The 2,996 project asked for volunteers to post about the victims of 9/11, so that we could remember, five years on, the people who lost their lives in the World Trade Center, in the Pentagon, and in the four hijacked planes. I specifically chose Abe Zelmanowitz, an Orthodox Jew who could have fled the towers and saved his own life, but instead, preferred to stay and wait with his friend, a paraplegic, who would not have been able to get down the stairs without help. From the Ha’aretz obituary (link has long since been broken):
The story of Zelmanowitz’s bravery had turned him into an American hero. Four days after the tragedy, President George W. Bush asked the American people to remember the extraordinary behavior of the Orthodox Jewish computer expert who had worked at an insurance agency on the 27th story of one of the towers.
Zelmanowitz never married. He lived in Brooklyn close to his brother, Yankel, and his family. He had worked at the same job for many years. A year before the tragedy, Zelmanowitz visited Israel and decided to buy himself a plot near the burial place of his parents. Both parents had been born in Jerusalem, but emigrated after World War I to the United States.
“A few days before the terrorist attack,” Yankel Zelmanowitz related Monday, “Avremel attended a Sabbath shiur [lesson]. The rabbi spoke about sacrificing oneself for the love of God. Avremel told the rabbi: ‘You speak of the great historical heroes, like Rabbi Akiva and Rabbi Shimon Bar-Yochai, but how can a simple Jew like myself show his love of God?’ The rabbi made some suggestions, but Avremel was not satisfied, so he asked the same question once again. The second reply didn’t satisfy him either, nor did the third. But a few days later, he got the reply.”

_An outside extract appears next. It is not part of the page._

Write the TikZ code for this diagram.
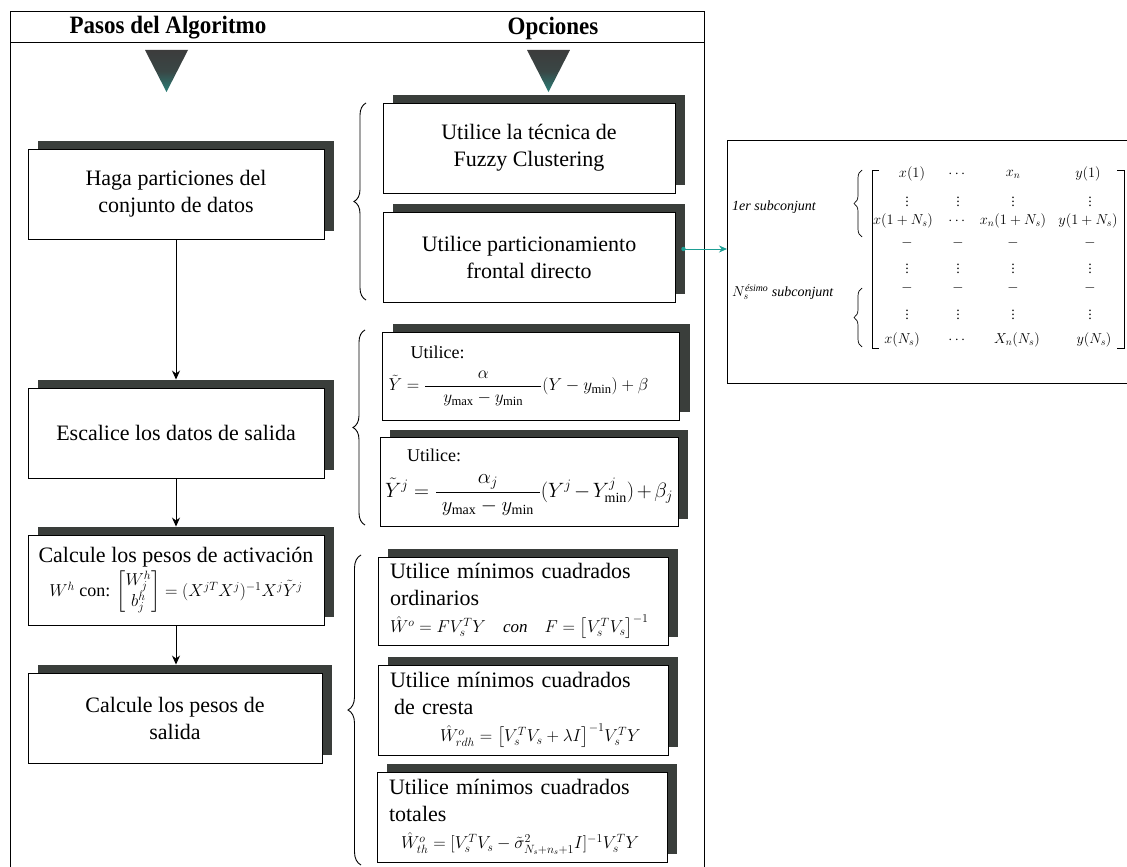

A few minutes after the first plane hit the World Trade Center where Zelmanowitz was working, he rushed to see how his friend and colleague, Ed Beyea, a paraplegic, was managing. Beyea was left completely paralyzed by a diving accident 20 years earlier and was always accompanied by a nurse. Zelmanowitz urged her to leave the burning building immediately, promising to remain with his friend.
Zelmanowitz then called Beyea’s mother and held his cellular telephone up to Beyea’s mouth. Beyea assured his mother everything would be okay and said his friend, Abe, was taking care of him.
Havah Zelmanowitz said Monday that she and her husband had managed to speak to Avremel a short time before the end. “He told Yankel and I that everything was alright. He said he had enough air. We urged him to leave the building as soon as possible, but he said he had to remain behind to help some people. A few minutes later, the building collapsed.”
There is more at Aish.com:
Avremel had joined the office two years after Ed was hired, and the two became very close friends. They both loved books and music — often trading books and tapes, and they both served as the special uncle of their respective families. Like Avremel, Ed had no children of his own, but he was a father figure to his two nephews after their father died. Both friends had a great sense of humor, although Ed was robust and outgoing, while Avremel was the more quiet of the pair. One was a Christian; the other an Orthodox Jew.
Ed needed 24-hour nursing assistance, but otherwise led as normal a life as possible — taking the subway to work, using a mouthpiece to tap the keys on his computer, and keeping himself busy with books, movies, TV and dinners with friends. His most regular dining companion was Avremel, whom he called “Abe.”
One family member described how the different needs of the two men required some planning: “If Ed was going to make the arrangements, he’d make sure it was kosher, and if Abe was going to make the arrangements, he’d make sure it was wheelchair-accessible. They always had each other’s best interests at heart.”
On the morning of September 11, Ed’s health aide had gone to pick up breakfast on the 43rd floor when the plane struck the tower. She hurried back to the 27th floor and found the two friends waiting for help in the stairwell. The aide, age 69, was affected by smoke from the higher floors, so Avremel told her to go on ahead. Ed wanted to wait until he could be securely carried down by several rescue workers, as it was dangerous for someone with his disability to be moved.
Avremel wouldn’t allow his friend to wait alone when everyone else was fleeing the building, and he stayed with him. Both men called their families to let them know that they were okay, and it seems that with the help of some people, they were able to make it down to the 21st floor before the building collapsed.
Abe Zelmanowitz was buried in Israel in the spring of 2002, after his remains were identified. His grave is on the Mount of Olives.
Five years on, let us remember his name, and that of his friend Ed.